Performance Optimization - 3.6 [Search in external storage] Batch search

 

The search discussed above is mainly for a single search value. If there are multiple search values at the same time, should we simply repeat it many times?

For in-memory search, it’s OK to do this. Although some intermediate results may be reused in the two searches to reduce the amount of computation, more complex code is also required to determine which information can be reused (thus increasing the amount of computation). On the whole, better performance may not be obtained.

For external storage search, because the time to read the file is much slower compared to processing judgment, if the later search can reuse the results already read in the previous search, it is often worthwhile even if the code is complex, resulting in more judgment time. More detailed optimization methods are needed for multiple search values.

Let’s examine the sorting index search of external storage. The multi-level index will form a tree structure. We assume that it is a K-ary tree (the K in SPL is 1024). Given the search value k1,…, kn, if the search starts from the root node every time, the number of index segments to be read is n*logKN times. If we cache all the index segments we have read, we can reuse these cached data and reduce the number of reads when looking for the subsequent search values.

However, when n is large, we will find that we may need to cache a lot of index segments, because we can’t predict which cached index segments will be used in the future. Too much cached data will occupy a lot of memory. Sometimes, we may be forced to discard part of the cache. As a result, we may repeatedly read an index segment during subsequent searches.

This phenomenon can be avoided if k1,…,kn are sorted and then searched in turn. If the index segments read to find ki are not used when searching for ki+1, they can be discarded. These index segments will not be used again when searching for ki+2,….

imagepng

When searching for 6, if the index segments read out for searching for 4 are not used

they will not be used when searching for 9

In this way, few index segments need to be cached when searching for these batch of values (there are only logKN segments at most at the same time, that is, the number from the root node to the leaf node, and there will not be too many even when N is large). It is easy to put them in memory, so as to ensure that repeated reads caused by discarding will not occur. The more search values per batch, the greater the overall advantage.

The case of binary search is similar. When there is no index, more data needs to be read, and the reuse effect of read data will be more obvious.

After finding the position of each target value using the index, we can’t read the data in the original data table immediately. We have to wait to find the positions of all target values, and then sort the positions before reading the data in the original data table.

The reason is similar. The original data table is usually stored in blocks and one data block is read at a time. If two target values are in the same data block, it can be read only once. After sorting by position, it is easy to reuse the data blocks of the target values. Otherwise, the data blocks in the original data table may be read repeatedly, resulting in a waste of time.

Many performance optimizations are focused on details, and many savings together may achieve considerable performance improvement.

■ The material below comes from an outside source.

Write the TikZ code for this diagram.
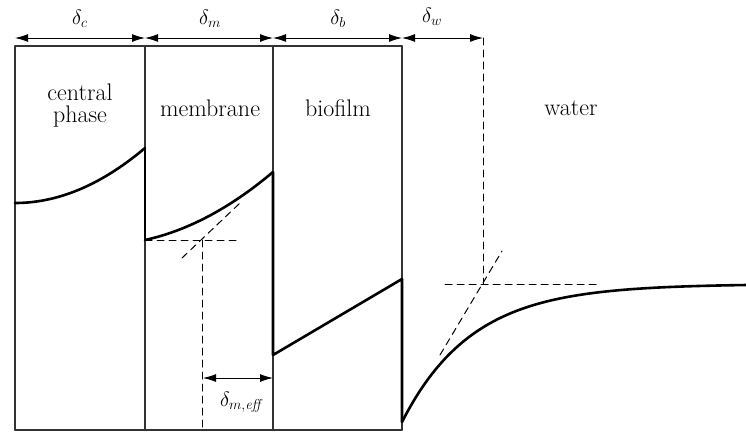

Such an algorithm has been built in SPL. You can directly use contain as a condition in the function. If the search value is a sequence, the icursor() function will sort it first and then execute the above method.

A
1 =file(“data.ctx”).open()
2 =10000.id(rand(1000*10000)+1)
3 =A1.icursor(…;A2.contain(ID)).fetch()

You can compare the time difference between performing multiple single value searches and one batch search.

In addition, even if the preloaded index of SPL is used, it is still meaningful to sort the search values for the scenario with a huge amount of data (the fourth level index segment is required). The first three levels are preloaded and will not be read repeatedly. The fourth level index segments can only be read temporarily (there are too many segments in this level). After they are used, they will be discarded to reduce the memory occupation (the first three levels already occupy a lot of memory). Repeated reads may still occur when the search values are out of order. Since the first three levels have been cached, the proportion of this time in the whole search process will be more obvious.

Multiple search values may also occur in multiple concurrent scenarios. Each task has only one search value, but hundreds or thousands of tasks may be concurrent at the same time. These tasks are independent of each other and need to be searched separately, which will also lead to a long total time. If these tasks can be aggregated and multiple values can be searched at one time, the total time will be much shorter than the sum of each search time.

It can be processed at the application level. The concurrent search values in a time interval (such as 0.5 second) can be collected, sorted, searched together, and then returned to their respective requesters. In this way, each task will wait up to 0.5 second plus batch search time, and the front-end users will not have an obvious sense of waiting. If we search separately, when the number of tasks is large, the tasks behind may have an obvious sense of waiting.

However, this mechanism should be implemented in the interface stage of the application, and the relevant examples cannot be given here.